The Chairman: With this it will be convenient to discuss the following:
Amendment No. 44, in clause 1, page 1, line 6, leave out ‘the level necessary to contribute to’ and insert
‘a proportionate share of total global emissions of greenhouse gases compatible with’.
Amendment No. 32, in clause 1, page 1, line 9, at end add—
‘(3) The target for the UK contribution to limiting global average temperatures shall be calculated with reference to—
(a) historic levels of emissions of greenhouse gases by the UK;
(b) projected levels of emissions growth among other countries; and
(c) such other factors as the Secretary of State considers relevant.
(4) The Secretary of State shall lay before Parliament within one year of the coming into force of this Act a report setting out the basis on which the target for the UK contribution has been calculated.’.
Clause stand part.
Steve Webb: In the absence of the hon. Member for Banbury, I was keen to move amendment No. 43 in order to discuss the important matters that it raises, and I am grateful to you, Mr. Cook, for giving me the opportunity to do that.
Amendments Nos. 43 and 44 focus not simply on the destination point—2050— but also on the route map, because, as was discussed on Second Reading, we cannot simply chug along as we are and then suddenly cut emissions in 2049, which is clearly not what we want. My understanding of what the hon. Member for Banbury was driving at is that we need to give much more attention to the profile of our emissions over the next 42 years and not obsess solely on the destination point. Clearly, the more that we save in getting to that destination, the better it will be. Additionally, the earlier that we save, the better it will be in terms of the climate change impact of any given amount of emissions. It is therefore important to discuss the amendment.

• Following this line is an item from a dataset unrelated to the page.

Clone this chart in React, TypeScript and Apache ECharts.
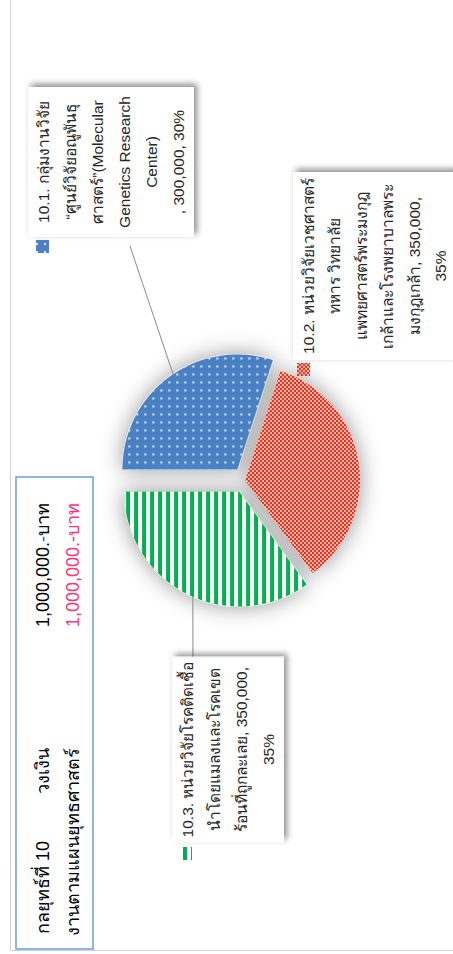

My hon. Friend the Member for Cheltenham and I tabled amendment No. 32 because we anticipated that the Government would want to take away clause 1. As ever, we wanted to be helpful. We tried to table an amendment that would give the Government what they want. I understand the points that the Minister is likely to make about how the UK cannot change global temperature by acting on its own. We can play our part, but we cannot achieve a specific outcome on our own. I understand that saying that the goal of the Bill is to achieve something for the planet when we are a small percentage of it raises issues.
The purpose of amendment No. 32 is to ask how we move from what we know about what the planet has to do to what we know about what the UK has to do. Amendment No. 32 is our probing attempt to put contraction and convergence, which are jargon, into the legislation. We want to know whether the Government accept that aggregate contraction and convergence on emissions per head should be central to our approach. If they accept that, when do they think that that should take place? The obvious point for that to happen, given the focus on 2050, would be 2050. If we had a formula and reporting obligation, as set out in subsection (4), we would know how the Government have gone from whatever science tells us about the global target to what the UK target should be.

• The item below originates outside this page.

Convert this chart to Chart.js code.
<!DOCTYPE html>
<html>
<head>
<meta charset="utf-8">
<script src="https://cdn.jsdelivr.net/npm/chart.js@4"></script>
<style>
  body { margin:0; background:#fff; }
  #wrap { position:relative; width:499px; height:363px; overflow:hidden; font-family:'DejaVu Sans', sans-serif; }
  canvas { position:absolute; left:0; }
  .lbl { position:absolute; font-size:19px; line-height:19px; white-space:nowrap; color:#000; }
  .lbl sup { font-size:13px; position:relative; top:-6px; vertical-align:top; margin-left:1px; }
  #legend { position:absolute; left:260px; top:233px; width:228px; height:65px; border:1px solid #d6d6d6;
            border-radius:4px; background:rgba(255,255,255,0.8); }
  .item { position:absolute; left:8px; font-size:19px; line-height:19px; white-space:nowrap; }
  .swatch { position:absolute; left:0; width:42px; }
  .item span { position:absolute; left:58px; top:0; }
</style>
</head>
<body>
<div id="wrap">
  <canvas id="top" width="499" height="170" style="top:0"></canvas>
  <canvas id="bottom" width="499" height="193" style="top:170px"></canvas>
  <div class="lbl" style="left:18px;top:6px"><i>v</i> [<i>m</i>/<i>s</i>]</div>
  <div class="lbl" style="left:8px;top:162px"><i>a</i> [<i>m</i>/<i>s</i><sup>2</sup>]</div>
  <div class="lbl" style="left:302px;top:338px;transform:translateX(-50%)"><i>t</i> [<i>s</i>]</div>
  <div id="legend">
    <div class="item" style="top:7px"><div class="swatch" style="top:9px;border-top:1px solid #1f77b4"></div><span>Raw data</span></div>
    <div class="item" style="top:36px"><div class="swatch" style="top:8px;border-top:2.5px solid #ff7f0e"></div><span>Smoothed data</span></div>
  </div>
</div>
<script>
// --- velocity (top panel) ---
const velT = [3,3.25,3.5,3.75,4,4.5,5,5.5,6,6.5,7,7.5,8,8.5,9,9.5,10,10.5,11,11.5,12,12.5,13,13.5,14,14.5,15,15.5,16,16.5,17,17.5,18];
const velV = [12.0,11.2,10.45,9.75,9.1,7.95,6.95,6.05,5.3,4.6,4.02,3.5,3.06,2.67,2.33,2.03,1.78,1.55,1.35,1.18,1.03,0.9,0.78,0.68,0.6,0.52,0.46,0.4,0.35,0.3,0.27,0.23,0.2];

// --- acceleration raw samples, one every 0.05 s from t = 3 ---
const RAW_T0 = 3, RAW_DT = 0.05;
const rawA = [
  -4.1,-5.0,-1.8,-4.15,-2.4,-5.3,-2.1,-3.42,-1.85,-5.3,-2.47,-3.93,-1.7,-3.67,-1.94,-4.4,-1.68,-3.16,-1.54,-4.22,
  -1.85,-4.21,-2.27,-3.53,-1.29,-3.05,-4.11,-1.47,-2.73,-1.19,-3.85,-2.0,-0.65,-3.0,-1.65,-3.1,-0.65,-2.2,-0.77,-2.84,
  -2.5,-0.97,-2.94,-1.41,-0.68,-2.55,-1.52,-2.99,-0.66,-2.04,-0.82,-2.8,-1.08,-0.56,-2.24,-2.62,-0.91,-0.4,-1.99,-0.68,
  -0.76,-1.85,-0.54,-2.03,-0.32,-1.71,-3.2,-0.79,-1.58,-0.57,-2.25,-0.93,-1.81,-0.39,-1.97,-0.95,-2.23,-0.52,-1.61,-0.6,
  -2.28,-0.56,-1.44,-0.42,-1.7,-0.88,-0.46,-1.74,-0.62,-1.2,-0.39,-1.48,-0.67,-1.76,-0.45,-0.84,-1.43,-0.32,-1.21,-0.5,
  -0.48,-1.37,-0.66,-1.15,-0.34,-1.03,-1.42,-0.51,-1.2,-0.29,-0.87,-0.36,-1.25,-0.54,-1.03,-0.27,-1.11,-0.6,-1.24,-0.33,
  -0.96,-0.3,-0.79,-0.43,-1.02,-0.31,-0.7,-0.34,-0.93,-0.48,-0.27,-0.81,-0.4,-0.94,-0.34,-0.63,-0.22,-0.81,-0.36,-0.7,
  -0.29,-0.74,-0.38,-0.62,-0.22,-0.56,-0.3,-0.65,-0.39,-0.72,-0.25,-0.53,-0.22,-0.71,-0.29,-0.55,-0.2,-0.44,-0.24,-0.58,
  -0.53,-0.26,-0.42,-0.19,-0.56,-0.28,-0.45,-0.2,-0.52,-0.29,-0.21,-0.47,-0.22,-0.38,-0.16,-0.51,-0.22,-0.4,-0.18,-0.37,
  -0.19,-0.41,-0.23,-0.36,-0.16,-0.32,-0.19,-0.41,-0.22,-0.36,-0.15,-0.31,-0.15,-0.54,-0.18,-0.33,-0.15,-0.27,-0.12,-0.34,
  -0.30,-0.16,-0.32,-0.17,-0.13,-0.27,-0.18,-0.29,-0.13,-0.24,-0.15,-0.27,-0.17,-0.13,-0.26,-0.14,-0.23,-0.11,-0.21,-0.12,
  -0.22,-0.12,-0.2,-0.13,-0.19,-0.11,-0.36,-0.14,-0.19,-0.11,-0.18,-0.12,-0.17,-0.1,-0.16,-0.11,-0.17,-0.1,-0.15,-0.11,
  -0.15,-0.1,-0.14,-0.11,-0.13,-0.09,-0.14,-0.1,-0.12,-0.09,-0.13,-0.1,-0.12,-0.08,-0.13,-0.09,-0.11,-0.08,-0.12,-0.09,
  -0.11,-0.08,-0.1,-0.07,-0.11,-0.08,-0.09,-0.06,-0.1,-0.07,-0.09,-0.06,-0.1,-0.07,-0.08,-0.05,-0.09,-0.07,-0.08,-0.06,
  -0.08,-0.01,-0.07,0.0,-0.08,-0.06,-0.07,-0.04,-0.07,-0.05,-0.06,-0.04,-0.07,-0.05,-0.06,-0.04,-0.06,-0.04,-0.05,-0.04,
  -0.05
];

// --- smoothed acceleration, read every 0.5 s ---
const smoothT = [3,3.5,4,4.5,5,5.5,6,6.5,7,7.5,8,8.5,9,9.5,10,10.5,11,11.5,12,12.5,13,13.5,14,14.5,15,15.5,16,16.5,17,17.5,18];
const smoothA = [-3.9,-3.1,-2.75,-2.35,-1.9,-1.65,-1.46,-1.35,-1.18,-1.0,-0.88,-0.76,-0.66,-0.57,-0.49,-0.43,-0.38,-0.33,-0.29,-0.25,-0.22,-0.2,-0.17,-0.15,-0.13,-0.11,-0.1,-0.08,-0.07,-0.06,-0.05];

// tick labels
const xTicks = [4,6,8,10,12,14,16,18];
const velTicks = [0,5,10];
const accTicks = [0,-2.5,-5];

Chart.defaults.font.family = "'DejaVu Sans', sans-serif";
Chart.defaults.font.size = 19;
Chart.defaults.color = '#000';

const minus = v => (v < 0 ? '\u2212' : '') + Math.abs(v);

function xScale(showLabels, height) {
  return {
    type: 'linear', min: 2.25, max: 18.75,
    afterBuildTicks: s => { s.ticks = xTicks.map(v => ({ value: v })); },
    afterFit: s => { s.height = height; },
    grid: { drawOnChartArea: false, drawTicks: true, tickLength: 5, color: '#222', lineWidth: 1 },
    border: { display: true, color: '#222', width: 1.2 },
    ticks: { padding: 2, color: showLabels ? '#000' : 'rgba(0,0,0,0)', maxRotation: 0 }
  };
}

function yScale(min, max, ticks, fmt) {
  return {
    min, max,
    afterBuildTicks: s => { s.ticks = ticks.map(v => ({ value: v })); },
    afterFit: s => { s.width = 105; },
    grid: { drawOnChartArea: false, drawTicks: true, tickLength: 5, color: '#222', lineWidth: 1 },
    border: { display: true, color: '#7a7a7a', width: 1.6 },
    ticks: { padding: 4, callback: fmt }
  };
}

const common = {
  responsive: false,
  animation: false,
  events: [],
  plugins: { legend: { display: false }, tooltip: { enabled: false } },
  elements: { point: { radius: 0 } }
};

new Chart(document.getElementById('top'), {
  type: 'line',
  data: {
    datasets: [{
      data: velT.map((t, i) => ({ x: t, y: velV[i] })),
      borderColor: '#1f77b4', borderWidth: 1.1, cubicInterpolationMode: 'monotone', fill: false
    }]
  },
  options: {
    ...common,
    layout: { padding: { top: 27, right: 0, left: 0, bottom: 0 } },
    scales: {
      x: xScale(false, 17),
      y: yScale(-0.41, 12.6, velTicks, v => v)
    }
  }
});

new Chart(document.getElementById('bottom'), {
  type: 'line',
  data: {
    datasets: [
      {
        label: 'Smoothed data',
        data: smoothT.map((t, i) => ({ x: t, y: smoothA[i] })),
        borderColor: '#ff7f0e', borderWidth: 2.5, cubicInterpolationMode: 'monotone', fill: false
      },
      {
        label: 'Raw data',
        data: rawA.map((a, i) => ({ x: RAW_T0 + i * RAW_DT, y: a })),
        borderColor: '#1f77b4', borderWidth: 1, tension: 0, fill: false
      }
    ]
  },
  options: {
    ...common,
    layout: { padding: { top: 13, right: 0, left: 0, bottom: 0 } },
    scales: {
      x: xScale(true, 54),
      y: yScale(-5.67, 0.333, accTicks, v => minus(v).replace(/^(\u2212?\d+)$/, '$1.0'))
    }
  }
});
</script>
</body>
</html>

It has been suggested that this Bill should not include a purpose clause, because we do not do that kind of thing in this country. That is essentially what people have said—to quote the right hon. Member for Suffolk, Coastal, “It is not British”.
I am sure that the Minister is familiar with the Sustainable Communities Act 2007, section 1(1) of which states:
“The principal aim of this Act is to promote the sustainability of local communities.”
At the time, which was only last year, the House felt it appropriate to include a purpose clause, so there is good precedent. Likewise, legislation in this country over the years has given principal aims to bodies. For example, the Environment Act 1995 sets out
“the principal aim of the Agency...in discharging its functions so to protect or enhance the environment.”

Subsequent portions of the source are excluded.